[START]

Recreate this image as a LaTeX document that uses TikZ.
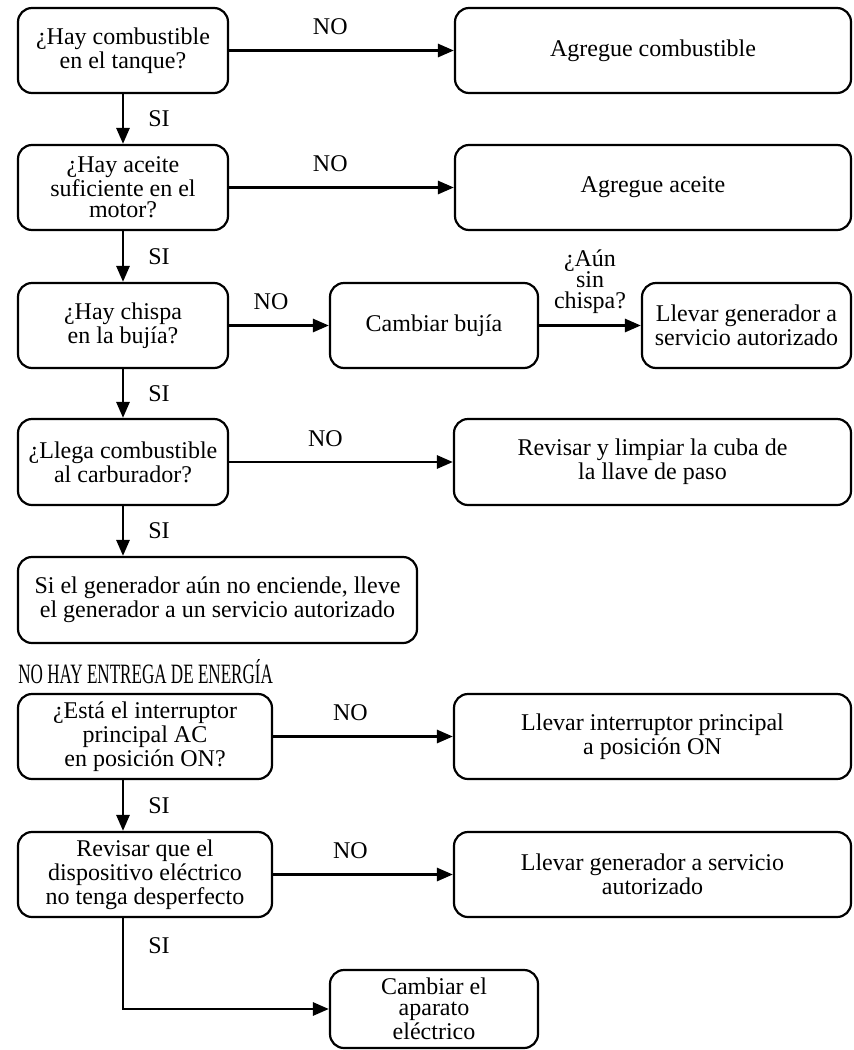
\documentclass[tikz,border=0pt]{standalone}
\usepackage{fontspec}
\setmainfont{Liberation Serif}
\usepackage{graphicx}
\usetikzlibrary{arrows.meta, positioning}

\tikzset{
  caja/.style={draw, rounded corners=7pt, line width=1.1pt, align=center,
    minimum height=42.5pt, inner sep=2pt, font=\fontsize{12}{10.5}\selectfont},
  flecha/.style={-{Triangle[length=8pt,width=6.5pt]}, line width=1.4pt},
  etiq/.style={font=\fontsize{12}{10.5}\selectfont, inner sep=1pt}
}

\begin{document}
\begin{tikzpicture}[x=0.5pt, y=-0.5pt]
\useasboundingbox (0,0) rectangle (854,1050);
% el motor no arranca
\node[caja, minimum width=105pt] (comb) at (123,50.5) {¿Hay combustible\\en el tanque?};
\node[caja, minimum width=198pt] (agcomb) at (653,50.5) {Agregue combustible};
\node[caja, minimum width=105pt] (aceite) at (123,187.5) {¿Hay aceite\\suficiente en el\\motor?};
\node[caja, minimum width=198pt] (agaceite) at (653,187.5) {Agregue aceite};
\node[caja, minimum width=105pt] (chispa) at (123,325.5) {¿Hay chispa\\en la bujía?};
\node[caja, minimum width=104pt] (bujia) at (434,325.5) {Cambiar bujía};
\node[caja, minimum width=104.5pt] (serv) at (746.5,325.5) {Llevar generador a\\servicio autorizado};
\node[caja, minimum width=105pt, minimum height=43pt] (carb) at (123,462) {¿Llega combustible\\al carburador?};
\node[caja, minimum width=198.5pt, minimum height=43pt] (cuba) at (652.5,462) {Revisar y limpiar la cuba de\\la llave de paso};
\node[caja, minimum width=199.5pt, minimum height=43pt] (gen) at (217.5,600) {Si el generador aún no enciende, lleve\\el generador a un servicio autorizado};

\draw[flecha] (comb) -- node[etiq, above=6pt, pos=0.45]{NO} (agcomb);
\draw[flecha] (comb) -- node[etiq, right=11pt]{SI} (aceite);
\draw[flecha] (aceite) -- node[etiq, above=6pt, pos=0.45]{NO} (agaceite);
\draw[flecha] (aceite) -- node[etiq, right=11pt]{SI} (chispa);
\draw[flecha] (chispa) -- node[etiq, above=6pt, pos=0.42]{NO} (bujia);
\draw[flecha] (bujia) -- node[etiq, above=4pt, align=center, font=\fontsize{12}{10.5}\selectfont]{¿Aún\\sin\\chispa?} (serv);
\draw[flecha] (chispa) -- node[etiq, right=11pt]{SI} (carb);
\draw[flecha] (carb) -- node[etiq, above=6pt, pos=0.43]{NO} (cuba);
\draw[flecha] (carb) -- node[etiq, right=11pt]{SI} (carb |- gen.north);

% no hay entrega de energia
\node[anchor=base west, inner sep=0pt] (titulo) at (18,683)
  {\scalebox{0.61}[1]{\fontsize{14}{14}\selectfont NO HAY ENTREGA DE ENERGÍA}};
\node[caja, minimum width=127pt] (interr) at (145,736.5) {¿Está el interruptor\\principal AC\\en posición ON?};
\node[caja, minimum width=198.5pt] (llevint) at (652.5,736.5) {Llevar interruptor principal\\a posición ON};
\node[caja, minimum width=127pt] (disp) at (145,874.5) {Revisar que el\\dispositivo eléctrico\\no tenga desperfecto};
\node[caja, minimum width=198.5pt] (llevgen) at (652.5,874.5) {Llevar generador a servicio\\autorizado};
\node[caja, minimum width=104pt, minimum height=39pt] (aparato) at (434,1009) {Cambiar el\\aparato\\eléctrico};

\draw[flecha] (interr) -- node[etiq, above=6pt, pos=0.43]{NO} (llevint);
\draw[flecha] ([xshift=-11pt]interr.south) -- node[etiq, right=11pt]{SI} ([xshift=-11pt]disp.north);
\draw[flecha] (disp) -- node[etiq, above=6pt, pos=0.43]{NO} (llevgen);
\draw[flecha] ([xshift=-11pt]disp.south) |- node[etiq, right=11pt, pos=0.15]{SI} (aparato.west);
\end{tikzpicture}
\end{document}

[END]

▶ **What to produce**
Exactly as written, return every line of the listing, but not the pictures.

▶ **Completed exercise**
Recreate this image as a LaTeX document that uses TikZ.
\documentclass[tikz,border=0pt]{standalone}
\usepackage{fontspec}
\setmainfont{Liberation Serif}
\usepackage{graphicx}
\usetikzlibrary{arrows.meta, positioning}

\tikzset{
  caja/.style={draw, rounded corners=7pt, line width=1.1pt, align=center,
    minimum height=42.5pt, inner sep=2pt, font=\fontsize{12}{10.5}\selectfont},
  flecha/.style={-{Triangle[length=8pt,width=6.5pt]}, line width=1.4pt},
  etiq/.style={font=\fontsize{12}{10.5}\selectfont, inner sep=1pt}
}

\begin{document}
\begin{tikzpicture}[x=0.5pt, y=-0.5pt]
\useasboundingbox (0,0) rectangle (854,1050);
% el motor no arranca
\node[caja, minimum width=105pt] (comb) at (123,50.5) {¿Hay combustible\\en el tanque?};
\node[caja, minimum width=198pt] (agcomb) at (653,50.5) {Agregue combustible};
\node[caja, minimum width=105pt] (aceite) at (123,187.5) {¿Hay aceite\\suficiente en el\\motor?};
\node[caja, minimum width=198pt] (agaceite) at (653,187.5) {Agregue aceite};
\node[caja, minimum width=105pt] (chispa) at (123,325.5) {¿Hay chispa\\en la bujía?};
\node[caja, minimum width=104pt] (bujia) at (434,325.5) {Cambiar bujía};
\node[caja, minimum width=104.5pt] (serv) at (746.5,325.5) {Llevar generador a\\servicio autorizado};
\node[caja, minimum width=105pt, minimum height=43pt] (carb) at (123,462) {¿Llega combustible\\al carburador?};
\node[caja, minimum width=198.5pt, minimum height=43pt] (cuba) at (652.5,462) {Revisar y limpiar la cuba de\\la llave de paso};
\node[caja, minimum width=199.5pt, minimum height=43pt] (gen) at (217.5,600) {Si el generador aún no enciende, lleve\\el generador a un servicio autorizado};

\draw[flecha] (comb) -- node[etiq, above=6pt, pos=0.45]{NO} (agcomb);
\draw[flecha] (comb) -- node[etiq, right=11pt]{SI} (aceite);
\draw[flecha] (aceite) -- node[etiq, above=6pt, pos=0.45]{NO} (agaceite);
\draw[flecha] (aceite) -- node[etiq, right=11pt]{SI} (chispa);
\draw[flecha] (chispa) -- node[etiq, above=6pt, pos=0.42]{NO} (bujia);
\draw[flecha] (bujia) -- node[etiq, above=4pt, align=center, font=\fontsize{12}{10.5}\selectfont]{¿Aún\\sin\\chispa?} (serv);
\draw[flecha] (chispa) -- node[etiq, right=11pt]{SI} (carb);
\draw[flecha] (carb) -- node[etiq, above=6pt, pos=0.43]{NO} (cuba);
\draw[flecha] (carb) -- node[etiq, right=11pt]{SI} (carb |- gen.north);

% no hay entrega de energia
\node[anchor=base west, inner sep=0pt] (titulo) at (18,683)
  {\scalebox{0.61}[1]{\fontsize{14}{14}\selectfont NO HAY ENTREGA DE ENERGÍA}};
\node[caja, minimum width=127pt] (interr) at (145,736.5) {¿Está el interruptor\\principal AC\\en posición ON?};
\node[caja, minimum width=198.5pt] (llevint) at (652.5,736.5) {Llevar interruptor principal\\a posición ON};
\node[caja, minimum width=127pt] (disp) at (145,874.5) {Revisar que el\\dispositivo eléctrico\\no tenga desperfecto};
\node[caja, minimum width=198.5pt] (llevgen) at (652.5,874.5) {Llevar generador a servicio\\autorizado};
\node[caja, minimum width=104pt, minimum height=39pt] (aparato) at (434,1009) {Cambiar el\\aparato\\eléctrico};

\draw[flecha] (interr) -- node[etiq, above=6pt, pos=0.43]{NO} (llevint);
\draw[flecha] ([xshift=-11pt]interr.south) -- node[etiq, right=11pt]{SI} ([xshift=-11pt]disp.north);
\draw[flecha] (disp) -- node[etiq, above=6pt, pos=0.43]{NO} (llevgen);
\draw[flecha] ([xshift=-11pt]disp.south) |- node[etiq, right=11pt, pos=0.15]{SI} (aparato.west);
\end{tikzpicture}
\end{document}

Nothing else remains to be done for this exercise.